On Monday night we did a demo in the studio to prepare students in the Introduction to Lighting Class on their first product assignment, shooting something that is solid with texture or detail. I had decided to try two things: first was to ask students to bring in some objects I could tackle “cold” so everyone could see a thought process going on and secondly to light the same set-up in two ways starting with a typical studio multi-light approach and then to also do it as a “painting with light” effort.
Two of the students brought in items, one was an old wood plane and the other a woven fan designed for fanning a fire into life. Very different items with virtually no relationship to one another so naturally to add some sport to the shoot I decided to shoot them together. The surface textures were totally different from the woven rough fibers of the fan to the old metal furniture on the plane and its wooden handles oiled and polished from years of use.
In the chaos of my pre-class day I had left my camera at home so had to borrow one from the school checkout room. When I went to get it the students went ahead and placed the two items together on the surface I had made so when I got back I thought, well, if we can do something with this, it will be interesting…
To make the comparison of approaches more meaningful I put the camera on a camera stand and locked it down so both shots would be essentially identical in composition. The lens is a Canon 90mm tilt-shift design, so I also was able to describe those types of lenses for the class. Then it was time to set up and make the shot.
Since I often start set ups like this with an overhead softbox or light-bank then pick out details with snoots and grids I decided to try to do this whole shot with just the standard 7” silver bowl reflectors on the studio’s grid mounted PHotogenics™ which, aimed from sides and back, worked fine for picking out details but did not create an acceptable fill so I broke down and used a small softbox for fill.
Below is the light plot for this first shot.
Here first is the file out of the camera but with RAW tweaks in ACR™.
And here is the finished, cropped and edited shot after a pass through PhotoShop™. There was a slightly mottled texture in the background I liked but decided I’d take it down to black so that in the near future I can use this shot to show how to drop in a different background and dropping that solid black will be a lot easier.
Now it was time to do the painting with light version. I put away the grid-mounted mono-lights and ised a single head with a snoot from a Norman 2000 power pack set. This allowed me to demo the use of the powerpack lights and also gave me a light I could easily move around the set-up to custom light it with that narrow beam of light. I thought about using continuous light but decided to keep the class focused, at this point, on using the electronic flash units for their projects.
As I moved around the set-up from side to side but always to the rear,I had a student fire the camera when I had lit an area I liked. Starting from the screen left side I moved around, shooting from various angles to pick out details and allowing some skimmed light to spill around the front for fill. To maintain the sense of texture I never fired a shot where the light was aimed at the front of the set-up, only from top, sides, and back.
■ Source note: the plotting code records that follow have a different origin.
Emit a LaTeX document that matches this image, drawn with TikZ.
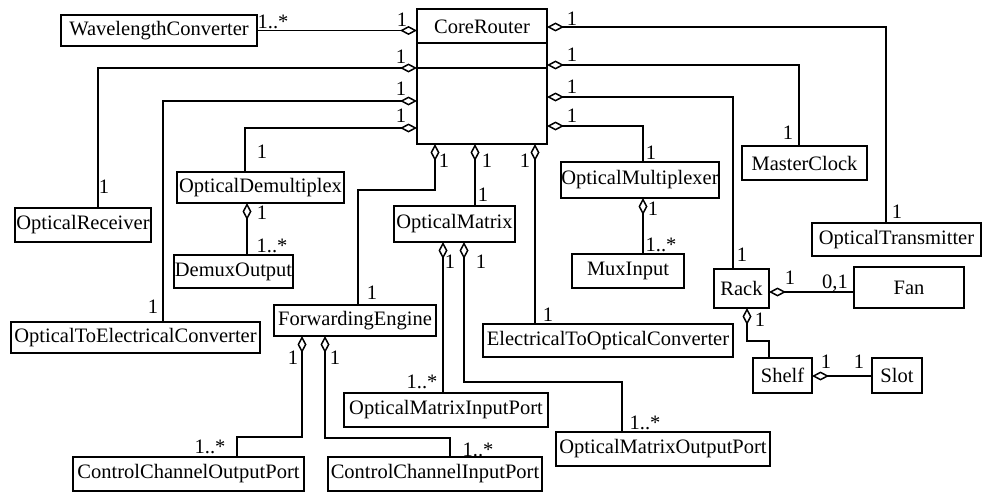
\documentclass[tikz,border=0pt]{standalone}
\usepackage{fontspec}
\setmainfont{Liberation Serif}
\usetikzlibrary{arrows.meta}

% class box given by its corner coordinates: name, x1, y1, x2, y2, text
\newcommand\classbox[6]{%
  \node[cls, minimum width={#4-#2}, minimum height={#5-#3}]
    (#1) at ({(#2+#4)/2},{(#3+#5)/2}) {#6};}

\begin{document}
\begin{tikzpicture}[x=1pt, y=-1pt,
  every node/.style={font=\fontsize{20.5}{22}\selectfont},
  cls/.style={draw, line width=1.5pt, rectangle, inner sep=0pt, outer sep=0pt},
  mult/.style={inner sep=0pt, outer sep=0pt},
  agg/.style={draw, line width=1.5pt,
    {Diamond[open, length=17pt, width=9pt, line width=1.5pt]}-},
  assoc/.style={draw, line width=1.5pt}]

\useasboundingbox (0,0) rectangle (982,495);

% ---------- classes ----------
\node[cls, minimum width=130, minimum height=135] (cr) at (482,76.5) {};
\node[mult] (crname) at (482,27) {CoreRouter};
\draw[line width=1.5pt] (cr.west |- 0,43) -- (cr.east |- 0,43);
\draw[line width=1.5pt] (cr.west |- 0,68) -- (cr.east |- 0,68);

\classbox{wc}{61}{15}{257}{46}{WavelengthConverter}
\classbox{orx}{15}{208}{151}{242}{OpticalReceiver}
\classbox{od}{177}{172}{344}{203}{OpticalDemultiplex}
\classbox{dmo}{174}{255}{293}{288}{DemuxOutput}
\classbox{ote}{11}{322}{260}{353}{OpticalToElectricalConverter}
\classbox{fe}{274}{305}{436}{336}{ForwardingEngine}
\classbox{ccop}{73}{457}{304}{491}{ControlChannelOutputPort}
\classbox{ccip}{328}{457}{542}{491}{ControlChannelInputPort}
\classbox{omx}{394}{206}{515}{242}{OpticalMatrix}
\classbox{omip}{344}{393}{548}{427}{OpticalMatrixInputPort}
\classbox{omop}{556}{432}{770}{466}{OpticalMatrixOutputPort}
\classbox{eoc}{483}{324}{733}{357}{ElectricalToOpticalConverter}
\classbox{om}{561}{162}{719}{198}{OpticalMultiplexer}
\classbox{mui}{572}{254}{684}{288}{MuxInput}
\classbox{mc}{742}{146}{867}{180}{MasterClock}
\classbox{ot}{812}{223}{981}{256}{OpticalTransmitter}
\classbox{rack}{714}{269}{769}{308}{Rack}
\classbox{fan}{854}{267}{964}{308}{Fan}
\classbox{shelf}{753}{358}{812}{393}{Shelf}
\classbox{slot}{872}{358}{922}{393}{Slot}

% ---------- attachment points ----------
\coordinate (crL2) at (417,68);
\coordinate (crL3) at (417,101);
\coordinate (crL4) at (417,128);
\coordinate (crR1) at (547,27);
\coordinate (crR2) at (547,65);
\coordinate (crR3) at (547,97);
\coordinate (crR4) at (547,126);
\coordinate (crB1) at (435,144);
\coordinate (crB2) at (475,144);
\coordinate (crB3) at (535,144);
\coordinate (orxT) at (98,208);
\coordinate (oteT) at (163,322);
\coordinate (odT) at (245,172);
\coordinate (otT) at (886,223);
\coordinate (mcT) at (799,146);
\coordinate (rackT) at (733,269);
\coordinate (omT) at (643,162);
\coordinate (feT) at (358,305);
\coordinate (omxT) at (475,206);
\coordinate (eocT) at (535,324);
\coordinate (odB) at (247,203);
\coordinate (dmoT) at (247,255);
\coordinate (omB) at (643,198);
\coordinate (muiT) at (643,254);
\coordinate (omxB1) at (443,242);
\coordinate (omxB2) at (464,242);
\coordinate (omipT) at (443,393);
\coordinate (omopT) at (622,432);
\coordinate (feB1) at (302,336);
\coordinate (feB2) at (325,336);
\coordinate (ccopT) at (237,457);
\coordinate (ccipT) at (450,457);
\coordinate (rackB) at (747,308);
\coordinate (shelfT) at (769,358);

% ---------- aggregations ----------
\draw[agg] (cr.west |- wc.east) -- (wc.east);
\draw[agg] (crL2) -| (orxT);
\draw[agg] (crL3) -| (oteT);
\draw[agg] (crL4) -| (odT);
\draw[agg] (crR1) -| (otT);
\draw[agg] (crR2) -| (mcT);
\draw[agg] (crR3) -| (rackT);
\draw[agg] (crR4) -| (omT);
\draw[agg] (crB1) -- ++(0,46) -| (feT);
\draw[agg] (crB2) -- (omxT);
\draw[agg] (crB3) -- (eocT);
\draw[agg] (odB) -- (dmoT);
\draw[agg] (omB) -- (muiT);
\draw[agg] (omxB1) -- (omipT);
\draw[agg] (omxB2) -- ++(0,140) -| (omopT);
\draw[agg] (feB1) -- ++(0,101) -| (ccopT);
\draw[agg] (feB2) -- ++(0,102) -| (ccipT);
\draw[agg] (rack.east |- 0,292) -- (fan.west |- 0,292);
\draw[agg] (rackB) -- ++(0,33) -| (shelfT);
\draw[agg] (shelf.east |- 0,376) -- (slot.west |- 0,376);

% ---------- multiplicities ----------
\node[mult] (m1) at (273,22) {1..*};
\node[mult] (m2) at (402,20) {1};
\node[mult] (m3) at (401,57) {1};
\node[mult] (m4) at (401,89) {1};
\node[mult] (m5) at (401,116) {1};
\node[mult] (m6) at (572,19) {1};
\node[mult] (m7) at (572,55) {1};
\node[mult] (m8) at (572,87) {1};
\node[mult] (m9) at (572,116) {1};
\node[mult] (m10) at (444,161) {1};
\node[mult] (m11) at (487,161) {1};
\node[mult] (m12) at (525,161) {1};
\node[mult] (m13) at (104,187) {1};
\node[mult] (m14) at (262,152) {1};
\node[mult] (m15) at (153,307) {1};
\node[mult] (m16) at (788,133) {1};
\node[mult] (m17) at (897,212) {1};
\node[mult] (m18) at (742,255) {1};
\node[mult] (m19) at (651,153) {1};
\node[mult] (m20) at (262,213) {1};
\node[mult] (m21) at (272,246) {1..*};
\node[mult] (m22) at (483,195) {1};
\node[mult] (m23) at (372,293) {1};
\node[mult] (m24) at (450,262) {1};
\node[mult] (m25) at (481,262) {1};
\node[mult] (m26) at (548,315) {1};
\node[mult] (m27) at (653,209) {1};
\node[mult] (m28) at (661,245) {1..*};
\node[mult] (m29) at (790,278) {1};
\node[mult] (m30) at (835,283) {0,1};
\node[mult] (m31) at (760,320) {1};
\node[mult] (m32) at (293,358) {1};
\node[mult] (m33) at (335,358) {1};
\node[mult] (m34) at (210,447) {1..*};
\node[mult] (m35) at (478,450) {1..*};
\node[mult] (m36) at (422,382) {1..*};
\node[mult] (m37) at (645,423) {1..*};
\node[mult] (m38) at (826,362) {1};
\node[mult] (m39) at (859,362) {1};
\end{tikzpicture}
\end{document}
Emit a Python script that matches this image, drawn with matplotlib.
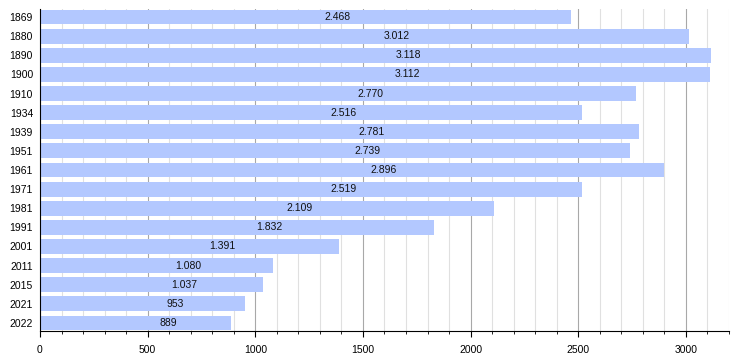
import matplotlib
matplotlib.use("Agg")
import matplotlib.pyplot as plt
from matplotlib.ticker import MultipleLocator

years = ["1869", "1880", "1890", "1900", "1910", "1934", "1939", "1951", "1961",
         "1971", "1981", "1991", "2001", "2011", "2015", "2021", "2022"]
population = [2468, 3012, 3118, 3112, 2770, 2516, 2781, 2739, 2896,
              2519, 2109, 1832, 1391, 1080, 1037, 953, 889]

plt.rcParams["font.family"] = ["Liberation Sans", "DejaVu Sans"]

fig = plt.figure(figsize=(7.5, 3.58), dpi=100)
ax = fig.add_axes([0.0533, 0.0754, 0.9187, 0.8995])

pos = list(range(len(years)))
ax.barh(pos, population, height=0.78, color="#b3c8ff", zorder=2)

for p, v in zip(pos, population):
    label = f"{v:,}".replace(",", ".")
    ax.text(v / 2 + 150, p, label, ha="center", va="center", fontsize=7.5,
            color="#111111", zorder=3)

ax.set_xlim(0, 3200)
ax.set_ylim(len(years) - 1 + 0.42, -0.42)
ax.set_yticks(pos)
ax.set_yticklabels(years, fontsize=7.5)
ax.xaxis.set_major_locator(MultipleLocator(500))
ax.xaxis.set_minor_locator(MultipleLocator(100))
ax.tick_params(axis="x", which="major", length=4, width=0.8, labelsize=7.5, pad=6)
ax.tick_params(axis="x", which="minor", length=2.5, width=0.6)
ax.tick_params(axis="y", length=0, pad=5)

ax.grid(axis="x", which="major", color="#a8a8a8", linewidth=0.8, zorder=0)
ax.grid(axis="x", which="minor", color="#e0e0e0", linewidth=0.8, zorder=0)
ax.set_axisbelow(True)

for side in ("top", "right"):
    ax.spines[side].set_visible(False)
ax.spines["left"].set_color("black")
ax.spines["bottom"].set_color("black")

fig.savefig("out.png", dpi=100)
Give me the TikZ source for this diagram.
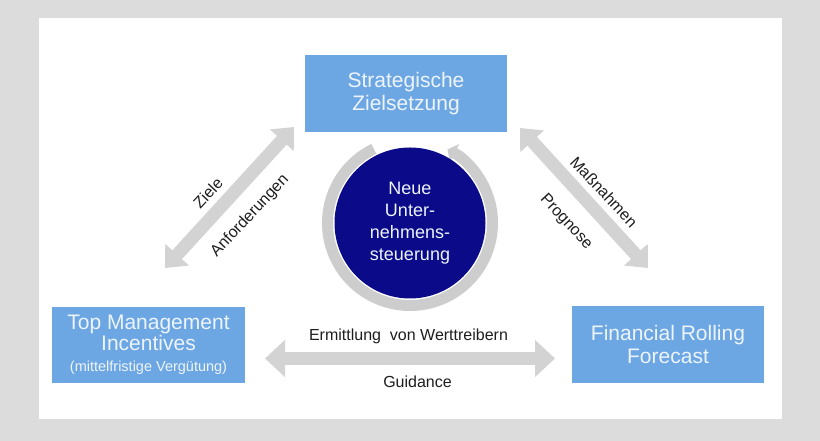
\documentclass[tikz,border=0pt]{standalone}
\usepackage{fontspec}
\setmainfont{Liberation Sans}
\usepackage{xcolor}
\definecolor{rahmenGrau}{HTML}{DCDCDC}
\definecolor{kastenBlau}{HTML}{6DA7E3}
\definecolor{kastenText}{HTML}{EDF4FC}
\definecolor{dunkelBlau}{HTML}{0B0B8A}
\definecolor{ringGrau}{HTML}{CDCDCD}
\definecolor{pfeilGrau}{HTML}{D3D3D3}
\definecolor{schrift}{HTML}{1E1E1E}
\usetikzlibrary{arrows.meta}

\begin{document}
\begin{tikzpicture}[x=1pt, y=1pt,
    every node/.style={inner sep=0pt},
    kasten/.style={fill=kastenBlau, text=kastenText, align=center,
      font=\fontsize{21}{23}\selectfont},
    beschriftung/.style={text=schrift, font=\fontsize{16}{18}\selectfont},
    blockpfeil/.style={pfeilGrau, line width=13pt,
      {Triangle[width=31pt,length=18pt]}-{Triangle[width=31pt,length=18pt]}}]

  \useasboundingbox (0,0) rectangle (820,441);

  % ── Hintergrund ───────────────────────────────────────────
  \fill[rahmenGrau] (0,0) rectangle (820,441);
  \fill[white] (39,22) rectangle (782,423);

  % ── Kästen ────────────────────────────────────────────────
  \node[kasten, minimum width=202pt, minimum height=77pt]
    (ziel) at (406,347.5) {Strategische\\Zielsetzung};
  \node[kasten, minimum width=193pt, minimum height=76pt,
        font=\fontsize{21}{21}\selectfont]
    (anreiz) at (148.5,96)
    {Top Management\\Incentives\\{\fontsize{14.5}{16}\selectfont(mittelfristige Vergütung)}};
  \node[kasten, minimum width=192pt, minimum height=77pt]
    (prognose) at (668,96.5) {Financial Rolling\\Forecast};

  % ── Kreis in der Mitte ────────────────────────────────────
  \draw[ringGrau, line width=11pt, -{Triangle[width=20pt,length=8pt]}]
    (410,218) ++(116:82.5) arc[start angle=116, end angle=423, radius=82.5];
  \node[circle, fill=dunkelBlau, minimum size=151pt, text=kastenText,
        align=center, font=\fontsize{18}{22}\selectfont]
    (kern) at (410,218) {Neue\\Unter-\\nehmens-\\steuerung};

  % ── Pfeile ────────────────────────────────────────────────
  \coordinate (zl-a) at (165,173);
  \coordinate (zl-b) at (294,314);
  \coordinate (zr-a) at (520,313);
  \coordinate (zr-b) at (648,173);
  \coordinate (hz-a) at (265,82.5);
  \coordinate (hz-b) at (555,82.5);
  \draw[blockpfeil] (zl-a) -- (zl-b);
  \draw[blockpfeil] (zr-a) -- (zr-b);
  \draw[blockpfeil, {Triangle[width=36pt,length=20pt]}-{Triangle[width=36pt,length=20pt]}]
    (hz-a) -- (hz-b);

  % ── Beschriftungen ────────────────────────────────────────
  \node[beschriftung, rotate=47] (lziele) at (208,248) {Ziele};
  \node[beschriftung, rotate=47] (lanf) at (250,225) {Anforderungen};
  \node[beschriftung, rotate=-47] (lmass) at (604,249) {Maßnahmen};
  \node[beschriftung, rotate=-47] (lprog) at (566,219) {Prognose};
  \node[beschriftung, anchor=base] (lwert) at (408.5,100.3)
    {Ermittlung~ von Werttreibern};
  \node[beschriftung, anchor=base] (lguid) at (417.5,53) {Guidance};

\end{tikzpicture}
\end{document}
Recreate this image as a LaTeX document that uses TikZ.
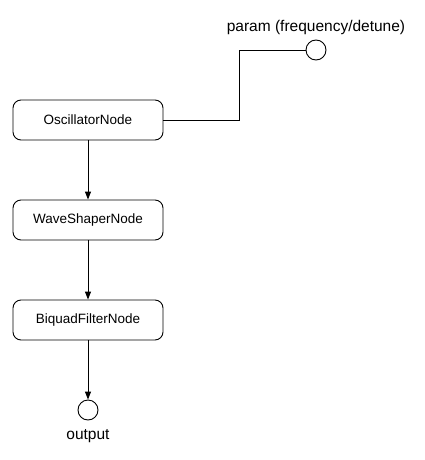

In all I took about 20 shots to make sure I had it covered but I only used 11 of them for the final assembly. Assembly is normally easy but our new computers have had a complete re-install of the software and all of my saved templates and actions were over-written plus the workspace was completely at a default setting as was the screen display. I confess it was confusing and irritating but there were students watching the procedure so rather than just bring it all home I determined to complete it, one way or the other, while they were watching.
So here is the final assemblage after cropping.
But in looking at it, it now really was starting to have a rich, old timey look to it so I decided to push that. The modified first version is somewhat desaturated with a warm overtone to it.
Then I completely desaturated it and applied a slightly warm duotone effect to it.
Personally I prefer the middle one, the one with a slight desaturization. But a client could decide for themselves which they like.
Next time we’ll be tackling transparent and translucent products.
Great results and demos, David. Have you used PS Smart Objects filters to create images that were multiple exposures, painted with light? I just reviewed this video and believe it may expedite the post camera process, without introducing added noise or artifacts. https://www.youtube.com/watch?v=5ardNDyTXLc
I usually use smart objects with focus stacking and also the techniques for removing crowds or joining sequential frames with gaps. I’ve not tried it with this because usually (and I just rebuilt this on my computer to make sure I had not lost my mind on the instructor’s station) it falls together quite easily. I have sometimes, if there were only let’s say, under 10 frames, loaded them all and then turned all off but the foundational one on bottom and worked my way up the stack simply making the layer style “lighten.” Since I’m only taking the properly lit portions of each frame I’ve not noticed any additional noise since the areas with noise, generally the underexposed areas, are not being transferred.